Balancing Chemical Equations

The given redox reaction \(Ra = Pb\), solve for a and b:

\[ a_1 \text{Cr}_2\text{O}_7^{2-} + a_2 \text{Fe}^{2+} + a_3 \text{H}^+ \rightarrow b_1 \text{Cr}^{3+} + b_2 \text{Fe}^{3+} + b_3 \text{H}_2\text{O} \]

\( R = \begin{bmatrix} 2 & 0 & 0 \\ 7 & 0 & 0 \\ 0 & 1 & 0 \\ 0 & 0 & 1 \\ -2 & 2 & 1 \end{bmatrix} \quad \quad \) \( P = \begin{bmatrix} 1 & 0 & 0 \\ 0 & 0 & 1 \\ 0 & 1 & 0 \\ 0 & 0 & 2 \\ 3 & 3 & 0 \end{bmatrix} \)





Linear Dynamical Systems

A linear dynamical system is defined by relating the state at time \( t \) to the state at time \( t + 1 \). It is a linear system if this relationship is linear. \[ \mathbf{x}_{t+1} = \mathbf{A}_t \mathbf{x}_t \] - \(\mathbf{x}_t \in \mathbb{R}^n\) is the state vector at time \( t \)
- \(\mathbf{A}_t \in \mathbb{R}^{n \times n}\) is the **dynamics matrix** at time \( t \).

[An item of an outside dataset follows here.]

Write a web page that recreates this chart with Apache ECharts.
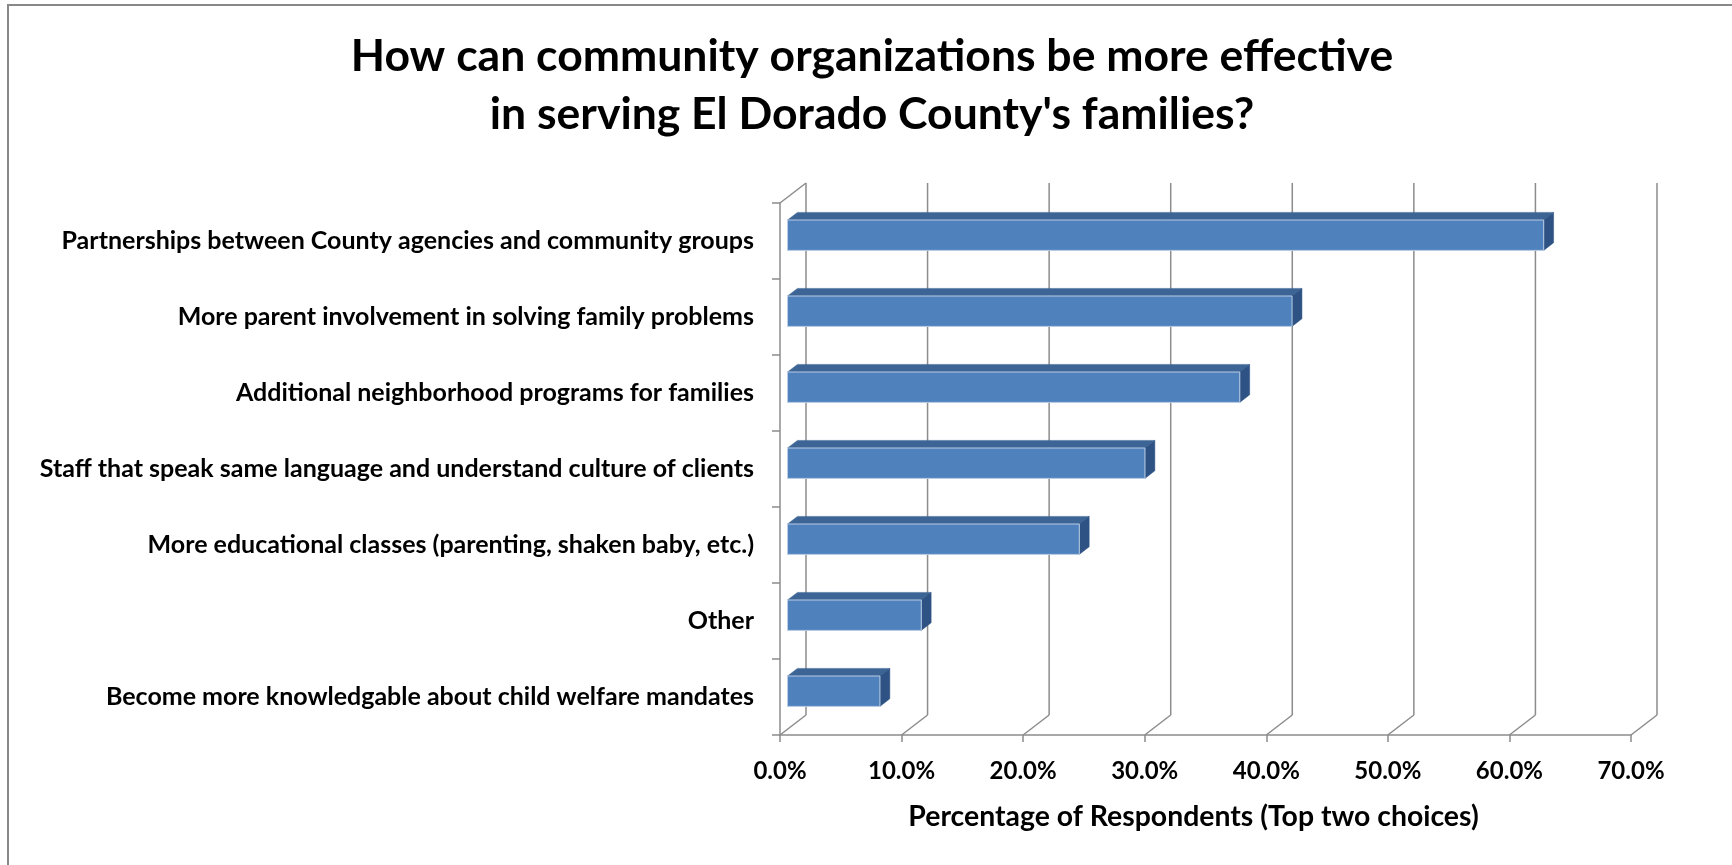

QR Factorization via Gram-Schmidt

Given a matrix \( A \) with linearly independent columns, run the Gram-Schmidt process to obtain orthonormal vectors \( q_1, \dots, q_k \), forming matrix \( Q \): \[ A = \begin{bmatrix} a_1 & a_2 & \dots & a_k \end{bmatrix} \quad \quad Q = \begin{bmatrix} q_1 & q_2 & \dots & q_k \end{bmatrix} \]

which satisfies:

\[ Q^T Q = I_k \]


Expressing \( A \) in terms of \( Q \) and \( R \):

\[ a_1 = R_{11} q_1 \]

\[ a_2 = R_{12} q_1 + R_{22} q_2 \]

\[ a_3 = R_{13} q_1 + R_{23} q_2 + R_{33} q_3 \]

\[ a_i = R_{1i} q_1 + R_{2i} q_2 + \dots + R_{ii} q_i \]

where:

\[ R_{ij} = q_i^T a_j \quad \text{for } i < j, \quad R_{ii} = \| \tilde{q}_i \| \]

The matrix \( R \) is an upper triangular \( k \times k \) matrix:

\[ R = \begin{bmatrix} R_{11} & R_{12} & R_{13} & \dots & R_{1k} \\ 0 & R_{22} & R_{23} & \dots & R_{2k} \\ 0 & 0 & R_{33} & \dots & R_{3k} \\ \vdots & \vdots & \vdots & \ddots & \vdots \\ 0 & 0 & 0 & \dots & R_{kk} \end{bmatrix} \]

QR Factorization:

\[ A = QR \]

where \( Q \) has orthonormal columns and \( R \) is upper triangular with positive diagonal entries.



Key properties:

  • \( A = QR \) is the QR factorization of \( A \).
  • \( Q^T Q = I_k \), meaning \( Q \) has orthonormal columns.
  • \( R \) is upper triangular with positive diagonal entries.
  • QR factorization can be computed using the Gram-Schmidt algorithm.




Invertible Matrices

Left Inverse: Matrix \( A \) has a left inverse if there exists a matrix \( L \) such that \(L A = I \)
- A's columns are linearly independent

Right Inverse: Matrix \( A \) has a right inverse if there exists a matrix \( R \) such that \(A R = I \)
- A's rows are linearly independent


Invertible if A has both a left and a right inverse, meaning there exists a matrix \( A^{-1} \) such that:

\[ A A^{-1} = A^{-1} A = I \]

If \( A \) is invertible:

  • \( A \) must be square
  • \( \det(A) \neq 0 \).
  • \( Ax = b \) has unique solution \(x = A^{-1} b \)
  • \( (A^{-1})^{-1} = A \)

Pseudoinverse: If \( A \) is not square or not invertible, the pseudoinverse \( A^+ \) is used, which satisfies:

\[ A^+ = (A^T A)^{-1} A^T \quad \text{(if } A \text{ has full column rank)} \]

\[ A^+ = A^T (A A^T)^{-1} \quad \text{(if } A \text{ has full row rank)} \]




Least Squares Approximation

Given an overdetermined (A is tall) system of equations \( Ax = b \), an exact solution x may not exist. Instead, find \( \hat{x} \) that minimizes the least squares error: \[ J = \| Ax - b \|^2 \] Solution \[ \hat{x} = (A^T A)^{-1} A^T b = A^+ b \]
Multi- Objecive Least Squares Approximation

The multi-objective least squares problem can be formulated as:

\[ J = \sum_{i=1}^{m} w_i \| A_i x - b_i \|^2 \] \[ J = \left\| \begin{bmatrix} \sqrt{w_1} A_1 \\ \sqrt{w_2} A_2 \\ \vdots \\ \sqrt{w_m} A_m \end{bmatrix} x - \begin{bmatrix} \sqrt{w_1} b_1 \\ \sqrt{w_2} b_2 \\ \vdots \\ \sqrt{w_m} b_m \end{bmatrix} \right\|^2 \]